Civil rights lawyers filed a motion in U.S. Immigration Court in Los Angeles Tuesday in an effort to halt deportation proceedings against a handyman they claim was unlawfully arrested at a Greyhound station in Indio.
The immigration agents who detained and handcuffed Los Angeles resident Edgar Solano as he waited for a bus on Jan. 11 violated not only the Fourth Amendment to the Constitution, but also numerous regulations, the ACLU Foundation of Southern California alleges in the document.
A July 30 deportation hearing for Solano has been set in Immigration Court in downtown Los Angeles.
“This is not a totalitarian state where government agents can detain and handcuff people without lawful cause,” ACLU SoCal staff attorney Eva Bitran said. “Mr. Solano’s case is one of many similar enforcement actions based on racial profiling that we’ve seen by Customs and Border Protection on Greyhound property.”
A representative of U.S. Customs and Border Protection could not be reached for immediate comment.
On the day of his arrest, Solano was doing a repair job in Indio, according to the ACLU. Because his car wasn’t running, he traveled by bus and planned to take the 9:25 p.m. Greyhound back to Los Angeles from Indio.

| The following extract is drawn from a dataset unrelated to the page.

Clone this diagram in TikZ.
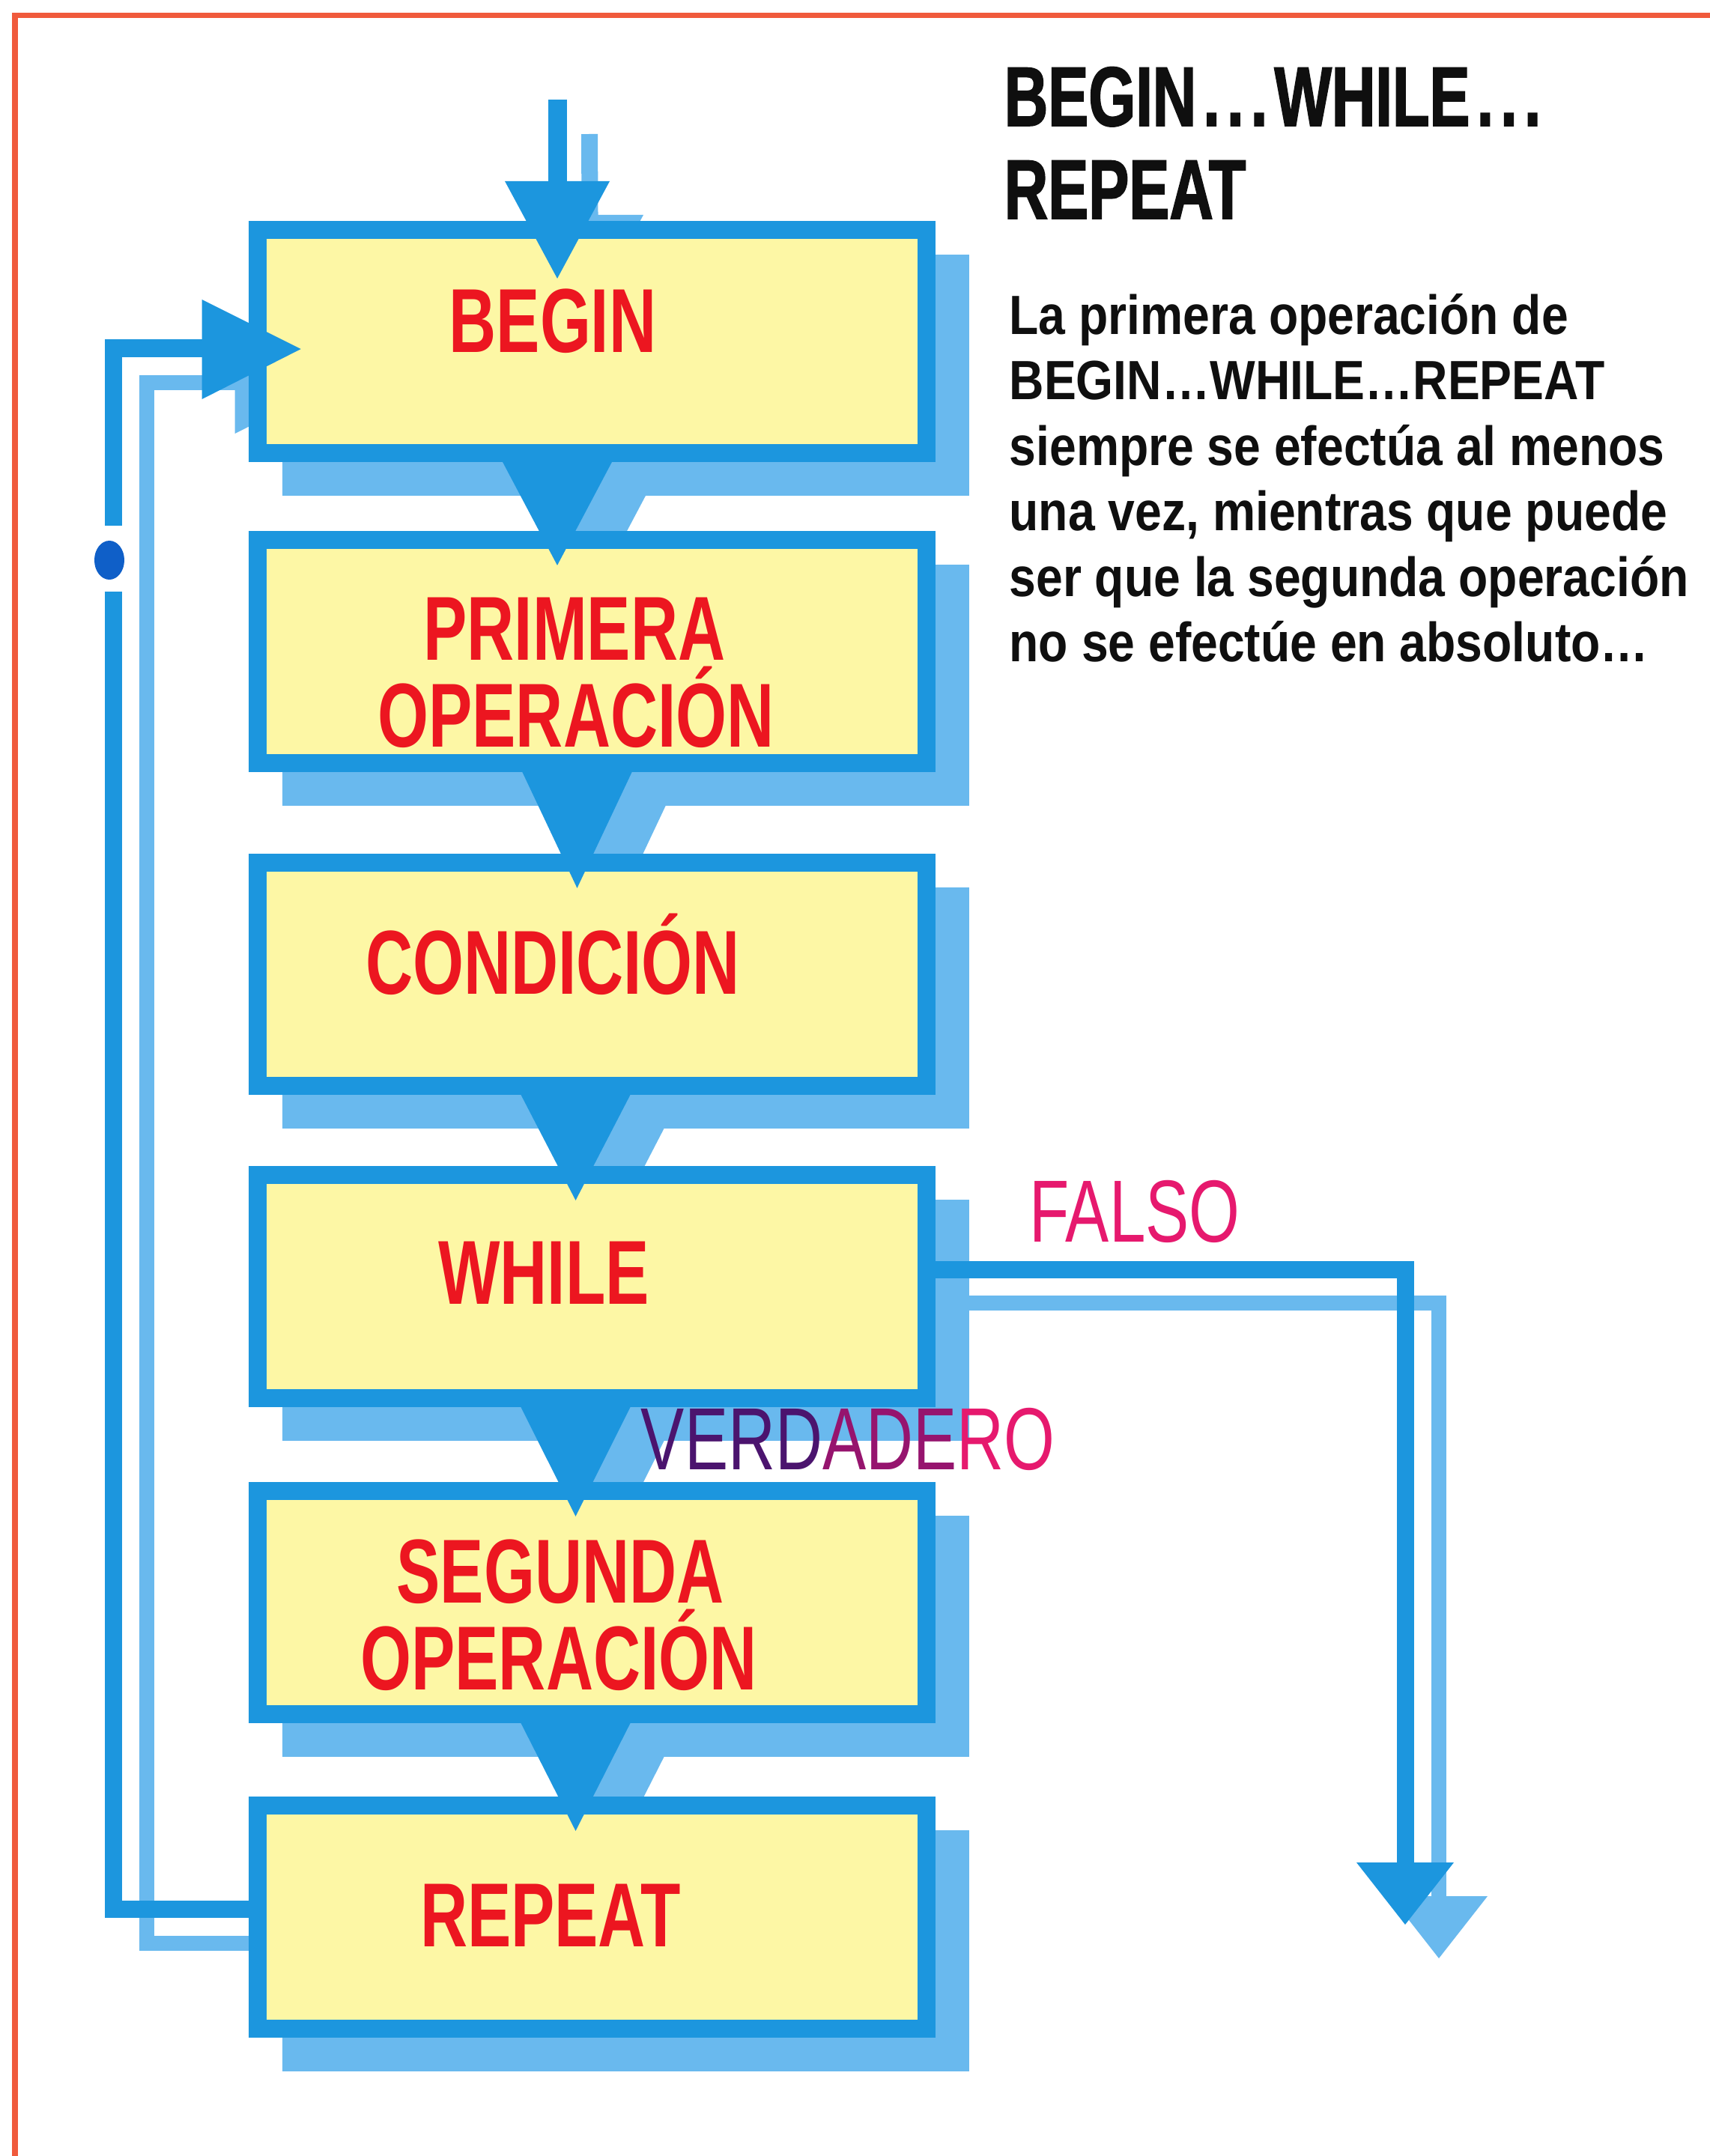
\documentclass[tikz,border=0pt]{standalone}
\usepackage{fontspec}
\setmainfont{Liberation Sans}
\newfontfamily\boxfont[FakeStretch=0.72]{Liberation Sans}
\newfontfamily\lblfont[FakeStretch=0.74]{Liberation Sans}
\newfontfamily\titlefont[FakeStretch=0.72,FakeBold=1.5]{Liberation Sans}
\newfontfamily\bodyfont[FakeStretch=0.87]{Liberation Sans}
\usetikzlibrary{calc}
\pgfdeclarelayer{bg}
\pgfdeclarelayer{shadow}
\pgfsetlayers{bg,shadow,main}
\definecolor{blueC}{RGB}{28,150,222}
\definecolor{shadowC}{RGB}{105,185,238}
\definecolor{yellowC}{RGB}{253,247,165}
\definecolor{redC}{RGB}{236,22,32}
\definecolor{pinkC}{RGB}{230,25,110}
\definecolor{purpleA}{RGB}{75,20,110}
\definecolor{purpleB}{RGB}{150,20,110}
\definecolor{borderC}{RGB}{240,90,60}
\definecolor{dotC}{RGB}{15,95,200}
\definecolor{textC}{RGB}{15,15,15}
\newcommand\boxshadow[1]{%
  \begin{pgfonlayer}{shadow}
    \fill[shadowC] ($(#1.north west)+(33,33)$) rectangle ($(#1.south east)+(57,57)$);
  \end{pgfonlayer}}
\newcommand\interarrow[3]{%
  \begin{pgfonlayer}{shadow}
    \fill[shadowC] ($(#1.south)+(#3-30,53)$) -- ($(#1.south)+(#3+120,53)$) -- ($(#2.north)+(#3+45,79)$) -- cycle;
  \end{pgfonlayer}
  \fill[blueC] ($(#1.south)+(#3-75,8)$) -- ($(#1.south)+(#3+75,8)$) -- ($(#2.north)+(#3,34)$) -- cycle;}
\newcommand\tdots{\kern2.6pt.\kern2.6pt.\kern2.6pt.\kern2.6pt}
\begin{document}
\begin{tikzpicture}[x=0.01cm,y=-0.01cm,
  box/.style={draw=blueC, line width=0.24cm, fill=yellowC, minimum width=8.93cm,
    minimum height=2.98cm, inner sep=0pt, outer sep=0pt},
  boxtxt/.style={text=redC, font=\boxfont\bfseries\fontsize{34.5}{36}\selectfont, anchor=base, inner sep=0pt},
  lbltxt/.style={text=pinkC, font=\lblfont\fontsize{33.5}{36}\selectfont, anchor=base, inner sep=0pt},
  titletxt/.style={text=textC, font=\titlefont\bfseries\fontsize{32}{34}\selectfont, anchor=base west, inner sep=0pt},
  bodytxt/.style={text=textC, font=\bodyfont\bfseries\fontsize{21}{24.9}\selectfont, anchor=base west, inner sep=0pt},
  conn/.style={draw=blueC, line width=0.23cm},
  shline/.style={draw=shadowC, line width=0.2cm}]
\useasboundingbox (0,0) rectangle (2283,2879);
\begin{pgfonlayer}{bg}
  \fill[white] (0,0) rectangle (2283,2879);
\end{pgfonlayer}
\draw[borderC, line width=0.07cm] (2283,21) -- (20,21) -- (20,2879);

% boxes
\node[box] (begin) at (790.5,456) {};
\node[box] (prim) at (790.5,870) {};
\node[box] (cond) at (790.5,1301) {};
\node[box] (while) at (790.5,1718) {};
\node[box] (seg) at (790.5,2140) {};
\node[box] (rep) at (790.5,2560) {};
\boxshadow{begin}\boxshadow{prim}\boxshadow{cond}
\boxshadow{while}\boxshadow{seg}\boxshadow{rep}

% named free ends
\coordinate (entry) at (744,133);
\coordinate (exitF) at (1876,2570);

% shadows of connectors
\begin{pgfonlayer}{shadow}
  \draw[shadowC, line width=0.22cm] ($(entry)+(43,46)$) -- ($(begin.north)+(-3,-20)$);
  \fill[shadowC] ($(begin.north)+(-71.5,-20)$) -- ($(begin.north)+(68.5,-20)$) -- ($(begin.north)+(-1.5,110)$) -- cycle;
  \draw[shline] ($(rep.west)+(-12,35)$) -| ($(begin.west)+(-148,55)$) -- ($(begin.west)+(-30,55)$);
  \fill[shadowC] ($(begin.west)+(-30,-10)$) -- ($(begin.west)+(-30,123)$) -- ($(begin.west)+(102,56)$) -- cycle;
  \draw[shline] ($(while.east)+(57,22)$) -| ($(exitF)+(45,-30)$);
  \fill[shadowC] ($(exitF)+(-20,-38)$) -- ($(exitF)+(110,-38)$) -- ($(exitF)+(45,45)$) -- cycle;
\end{pgfonlayer}

% entry arrow
\draw[blueC, line width=0.25cm] (entry) -- ($(begin.north)+(-46.5,-62)$);
\fill[blueC] ($(begin.north)+(-116.5,-65)$) -- ($(begin.north)+(23.5,-65)$) -- ($(begin.north)+(-46.5,65)$) -- cycle;

% arrows between boxes
\interarrow{begin}{prim}{-46.5}
\interarrow{prim}{cond}{-20}
\interarrow{cond}{while}{-22}
\interarrow{while}{seg}{-22}
\interarrow{seg}{rep}{-22}

% loop back to BEGIN
\draw[conn] ($(rep.west)+(0,-11)$) -| ($(begin.west)+(-192,9)$) -- ($(begin.west)+(-70,9)$);
\fill[blueC] ($(begin.west)+(-74,-56)$) -- ($(begin.west)+(-74,77)$) -- ($(begin.west)+(58,10)$) -- cycle;
\fill[white] (136,702) rectangle (168,790);
\fill[dotC] (146,748) ellipse [x radius=0.2cm, y radius=0.26cm];

% FALSO exit
\draw[conn] ($(while.east)+(0,-23)$) -| ($(exitF)+(0,-75)$);
\fill[blueC] ($(exitF)+(-65,-83)$) -- ($(exitF)+(65,-83)$) -- (exitF) -- cycle;

% box texts
\node[boxtxt] (tbegin) at (738,470) {BEGIN};
\node[boxtxt] (tprim1) at (767,881) {PRIMERA};
\node[boxtxt] (tprim2) at (769,997) {OPERACIÓN};
\node[boxtxt] (tcond) at (738,1327) {CONDICIÓN};
\node[boxtxt] (twhile) at (726,1741) {WHILE};
\node[boxtxt] (tseg1) at (748,2140) {SEGUNDA};
\node[boxtxt] (tseg2) at (746,2256) {OPERACIÓN};
\node[boxtxt] (trep) at (735,2599) {REPEAT};

% branch labels
\node[lbltxt] (falso) at (1515,1658) {FALSO};
\node[lbltxt] (verdadero) at (1132,1962) {\textcolor{purpleA}{VERD}\textcolor{purpleB}{ADE}RO};

% title and explanation
\node[titletxt] (title1) at (1340,168) {BEGIN\tdots WHILE\tdots};
\node[titletxt] (title2) at (1340,292) {REPEAT};
\node[bodytxt] (body1) at (1347,446) {La primera operación de};
\node[bodytxt] (body2) at (1347,533.5) {BEGIN…WHILE…REPEAT};
\node[bodytxt] (body3) at (1347,621) {siempre se efectúa al menos};
\node[bodytxt] (body4) at (1347,708.5) {una vez, mientras que puede};
\node[bodytxt] (body5) at (1347,796) {ser que la segunda operación};
\node[bodytxt] (body6) at (1347,883.5) {no se efectúe en absoluto…};
\end{tikzpicture}
\end{document}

The bus was more than an hour late.
When the bus finally arrived, the ACLU contends, Solano was standing in line to board, but two plain-clothed men approached him and asked his name and address, according to the motion.
Solano answered them but the men, who had not identified themselves, asked Solano to show identification, the document alleges. He told them he would rather not, because if he was delayed he would miss the last bus home for the night, according to the ACLU.
But one of the men ordered him out of line, took him by the arm and steered him toward an unmarked pickup truck in the parking lot as the other man motioned to the bus that it could leave without him, the civil rights group alleges.
When they got to the truck, Solano’s hands were handcuffed behind him. The ACLU contends that only then did the men identify themselves as immigration enforcement agents. They showed him badges reading, “Customs and Border Protection,” according to the court document.
At that point, the agents had already violated the Fourth Amendment to the Constitution and regulations, the ACLU alleges. Long-standing court rulings have held that immigration agents cannot detain a person without reasonable suspicion based on specific facts, according to the ACLU, and the courts have ruled that the suspicion cannot be merely based on ethnicity.
A 1994 court decision involving U.S. Immigration and Naturalization Service agents is one of many cited in the ACLU motion. It states, “Allowing INS agents to seize and interrogate an individual simply because of his foreign-sounding name or his foreign-looking appearance risks allowing race or national origin to determine who will and who will not be investigated.”
Under further questioning by the agents that night in Indio, Solano admitted he did not have papers authorizing his presence in the United States. He was arrested and spent more than two months in a detention facility before getting a bond hearing, the ACLU said.